In its annual results filed at Companies House and available this week, the group said that although a “significant“ amount of work needed to be done to stabilise the newly acquired business and reassure franchisees, the management were confident that the deal would “complement the wider Bestway offering and be value accretive in the long-run”.
“It is expected that the c.800 strong retail portfolio will add close to £0.5 million to the Group‘s annual revenue in the future,” chairman Sir Mohammed Anwar Pervez said in the annual statement.
Pervez admitted it had been a challenging year for the group but that all the businesses, which includes Bestway Wholesale, the UK’s largest independent wholesale group which bought around 800 stores from Conviviality for £7.5 million last April, remained profitable.
The retail business, which comprises the Bargain Booze, Wine Rack, Select Convenience and Central Convenience fascias, including 600 franchisee stores and 207 corporate-owned stores, is now organised under a previously dormant company, Bestway Retail Limited, but the wholesale business committed to be one of its key financial supporters for around a year.
The group’s results showed the group’s overall revenues rose 9% to £3.2 billion, despite profits falling on the back of some of its international businesses. Underlying profit before tax fell by 25% to £331.9 million, it said, due to difficult trading conditions in Pakistan and the devaluation of the Pakistani rupee (In addition to its UK wholesale and retail operations, the group operates the largest cement factory and the second largest private bank in Pakistan).

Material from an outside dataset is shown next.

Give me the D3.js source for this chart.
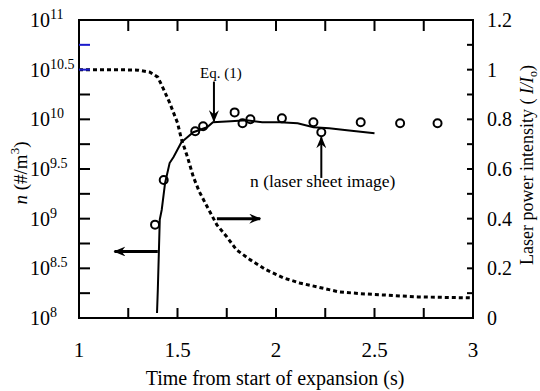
<!DOCTYPE html>
<html>
<head>
<meta charset="utf-8">
<script src="https://cdn.jsdelivr.net/npm/d3@7"></script>
<style>
body { margin: 0; background: #fff; }
text { font-family: "Liberation Serif", "Times New Roman", serif; fill: #000; }
</style>
</head>
<body>
<script>
var w = 540, h = 391;
var margin = {left: 79, right: 67, top: 20, bottom: 73};

// axis ticks
var timeTicks = [1, 1.5, 2, 2.5, 3];
var timeMinor = [1.25, 1.5, 1.75, 2, 2.25, 2.5, 2.75];
var nLabelExps = ["8", "8.5", "9", "9.5", "10", "10.5", "11"];
var nTickExps = [8.25, 8.5, 8.75, 9, 9.25, 9.5, 9.75, 10, 10.25];
var nBlueExps = [10.5, 10.75];
var intensityLabels = [0, 0.2, 0.4, 0.6, 0.8, 1, 1.2];
var intensityTicks = [0.1, 0.2, 0.3, 0.4, 0.5, 0.6, 0.7, 0.8, 0.9, 1, 1.1];

// laser power intensity (dashed, right axis)
var laserT = [1.0, 1.1, 1.2, 1.3, 1.36, 1.40, 1.43, 1.46, 1.50, 1.52, 1.55, 1.58, 1.61, 1.64, 1.70, 1.75, 1.80, 1.87, 1.95, 2.04, 2.12, 2.21, 2.32, 2.43, 2.54, 2.72, 2.86, 3.0];
var laserI = [1.0, 1.0, 1.0, 0.998, 0.99, 0.97, 0.92, 0.867, 0.786, 0.72, 0.65, 0.569, 0.51, 0.464, 0.375, 0.327, 0.274, 0.234, 0.194, 0.161, 0.141, 0.125, 0.105, 0.098, 0.093, 0.085, 0.083, 0.081];

// Eq. (1) (solid, left axis, log10 n)
var eqT = [1.396, 1.40, 1.41, 1.42, 1.437, 1.46, 1.48, 1.52, 1.55, 1.58, 1.65, 1.68, 1.77, 1.85, 1.93, 2.02, 2.11, 2.19, 2.27, 2.36, 2.50];
var eqLogN = [8.05, 8.28, 8.99, 9.09, 9.36, 9.56, 9.62, 9.77, 9.82, 9.87, 9.92, 9.97, 9.98, 9.99, 9.97, 9.97, 9.96, 9.92, 9.91, 9.89, 9.86];

// n from laser sheet image (circles, left axis, log10 n)
var imgT = [1.386, 1.43, 1.59, 1.63, 1.79, 1.83, 1.87, 2.03, 2.19, 2.23, 2.43, 2.63, 2.82];
var imgLogN = [8.94, 9.39, 9.88, 9.93, 10.07, 9.96, 10.0, 10.01, 9.97, 9.87, 9.97, 9.96, 9.96];

var svg = d3.select("body").append("svg")
	.attr("width", w)
	.attr("height", h);

var x = d3.scaleLinear().domain([1, 3]).range([margin.left, w - margin.right]);
var yN = d3.scaleLog().domain([1e8, 1e11]).range([h - margin.bottom, margin.top]);
var yI = d3.scaleLinear().domain([0, 1.2]).range([h - margin.bottom, margin.top]);
function yL(e) { return yN(Math.pow(10, e)); }

var defs = svg.append("defs");
defs.append("marker")
	.attr("id", "head")
	.attr("viewBox", "0 0 12 10")
	.attr("refX", 11).attr("refY", 5)
	.attr("markerWidth", 12).attr("markerHeight", 10)
	.attr("markerUnits", "userSpaceOnUse")
	.attr("orient", "auto")
	.append("path")
	.attr("d", "M0,0 L12,5 L0,10 L4,5 Z")
	.attr("fill", "#000");

// frame
svg.append("rect")
	.attr("x", x(1)).attr("y", yI(1.2))
	.attr("width", x(3) - x(1)).attr("height", yI(0) - yI(1.2))
	.attr("fill", "none").attr("stroke", "#000").attr("stroke-width", 2);

// tick labels
svg.append("g").selectAll("text")
	.data(timeTicks).enter().append("text")
	.attr("x", function(d) { return x(d); })
	.attr("y", 357)
	.attr("text-anchor", "middle")
	.style("font-size", "21px")
	.text(function(d) { return d; });

var nl = svg.append("g").selectAll("text")
	.data(nLabelExps).enter().append("text")
	.attr("x", 30)
	.attr("y", function(d) { return yL(+d) + 7; })
	.style("font-size", "20px");
nl.append("tspan").text("10");
nl.append("tspan").attr("dy", -8).style("font-size", "14px").text(function(d) { return d; });

svg.append("g").selectAll("text")
	.data(intensityLabels).enter().append("text")
	.attr("x", 487)
	.attr("y", function(d) { return yI(d) + 7; })
	.style("font-size", "20px")
	.text(function(d) { return d; });

// axis titles
svg.append("text")
	.attr("x", 275).attr("y", 385)
	.attr("text-anchor", "middle")
	.style("font-size", "20px")
	.text("Time from start of expansion (s)");

var lt = svg.append("text")
	.attr("transform", "translate(27,173) rotate(-90)")
	.attr("text-anchor", "middle")
	.style("font-size", "19px");
lt.append("tspan").style("font-style", "italic").text("n");
lt.append("tspan").text(" (#/m");
lt.append("tspan").attr("dy", -8).style("font-size", "13px").text("3");
lt.append("tspan").attr("dy", 8).text(")");

var rt = svg.append("text")
	.attr("transform", "translate(533,165) rotate(-90)")
	.attr("text-anchor", "middle")
	.style("font-size", "18px");
rt.append("tspan").text("Laser power intensity ( ");
rt.append("tspan").style("font-style", "italic").text("I/I");
rt.append("tspan").attr("dy", 4).style("font-size", "12px").text("o");
rt.append("tspan").attr("dy", -4).text(")");

// laser intensity, dashed
var laserLine = d3.line()
	.x(function(d, i) { return x(laserT[i]); })
	.y(function(d) { return yI(d); });
svg.append("path")
	.attr("d", laserLine(laserI))
	.attr("fill", "none").attr("stroke", "#000")
	.attr("stroke-width", 3)
	.attr("stroke-dasharray", "4,3");

// Eq. (1), solid
var eqLine = d3.line()
	.x(function(d, i) { return x(eqT[i]); })
	.y(function(d) { return yL(d); });
svg.append("path")
	.attr("d", eqLine(eqLogN))
	.attr("fill", "none").attr("stroke", "#000")
	.attr("stroke-width", 2);

// laser sheet image points
svg.append("g").selectAll("circle")
	.data(imgLogN).enter().append("circle")
	.attr("cx", function(d, i) { return x(imgT[i]); })
	.attr("cy", function(d) { return yL(d); })
	.attr("r", 4)
	.attr("fill", "none").attr("stroke", "#000").attr("stroke-width", 2);

// annotations
function arrow(x1, y1, x2, y2, sw) {
	svg.append("line")
		.attr("x1", x1).attr("y1", y1).attr("x2", x2).attr("y2", y2)
		.attr("marker-end", "url(#head)")
		.attr("stroke", "#000").attr("stroke-width", sw);
}
arrow(x(1.40), yL(8.67), x(1.18), yL(8.67), 3);
arrow(x(1.70), yI(0.40), x(1.92), yI(0.40), 3);
arrow(x(1.685), yL(10.38), x(1.685), yL(9.98), 2);
arrow(x(2.23), yL(9.41), x(2.23), yL(9.82), 2);

svg.append("text")
	.attr("x", 200).attr("y", 78)
	.style("font-size", "15px")
	.text("Eq. (1)");
svg.append("text")
	.attr("x", 250).attr("y", 187)
	.style("font-size", "17.5px")
	.text("n (laser sheet image)");

// inward ticks as small filled rects, on top
var tickG = svg.append("g");
tickG.selectAll(".tb").data(timeMinor).enter().append("rect")
	.attr("x", function(d) { return x(d) - 1; })
	.attr("y", yI(0) - 10)
	.attr("width", 2).attr("height", 10)
	.attr("fill", "#000");
tickG.selectAll(".tt").data(timeMinor).enter().append("rect")
	.attr("x", function(d) { return x(d) - 1; })
	.attr("y", yI(1.2))
	.attr("width", 2).attr("height", 11)
	.attr("fill", "#000");
tickG.selectAll(".tl").data(nTickExps).enter().append("rect")
	.attr("x", x(1))
	.attr("y", function(d) { return yL(d) - 1; })
	.attr("width", 11).attr("height", 2)
	.attr("fill", "#000");
tickG.selectAll(".tlb").data(nBlueExps).enter().append("rect")
	.attr("x", x(1))
	.attr("y", function(d) { return yL(d) - 1; })
	.attr("width", 11).attr("height", 2)
	.attr("fill", "#1a1acc");
tickG.selectAll(".tr").data(intensityTicks).enter().append("rect")
	.attr("x", x(3) - 6)
	.attr("y", function(d) { return yI(d) - 1; })
	.attr("width", 6).attr("height", 2)
	.attr("fill", "#000");
</script>
</body>
</html>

Pervez also warned that “the uncertainly regarding Brexit will likely result in further austerity and continue to dampen economic growth”, confirming that the group had taken necessary measures to reduce key risks to the business.
Bestway Wholesale
Turnover at the wholesale business, which were also filed at Companies House last week, fell 2% last year on flat profits, the documents revealed. Recorded turnover fell 2.45% to £1,612 million, while profits were down nearly 1% to £6.623 million, although operating profit before tax rose £3.9 million to £10.3 million, or around 38%.
Group chief executive Zameer Choudrey said market conditions remained challenging, with the continued pressure of the multiple grocers taking a “keener interest” in the wholesale sector, although he noted the online business had nearly doubling its number of registered users and mobile transactions had grown by nearly 10% in the last year.
“The market environment is increasingly competitive and the strain has been too much for certain providers, with Palmer & Harvey and Conviviality PLC entering administration and Blakemore closing down its wholesale arm,” he wrote.
“Despite these challenge, BW has remained committed to its strategic plans and has been able to grow its market share and profitability on the back of the increased customer turmoil.”
He added the UK wholesale business would focus on growing its market share and developing its infrastructure, while the retail business would concentrate on stabilising itself and rebuilding trust and relationships with customers “following a tumultuous period”, as well as improving the quality of franchisees going forward.
In December, Bestway Retail posted results at Companies House reflecting the three months of trading since the acquisition, in which it recorded a loss of £0.3million on turnover of £80.5 million to 30 June 2018.
The directors said this was in line with expectations and that synergies and improvements being put in place would deliver improved financial results next year. It added that had the Conviviality businesses been acquired at the start of the financial year, it would have made profits of £1.1 million on turnover of nearly £400 million (£399.6 m).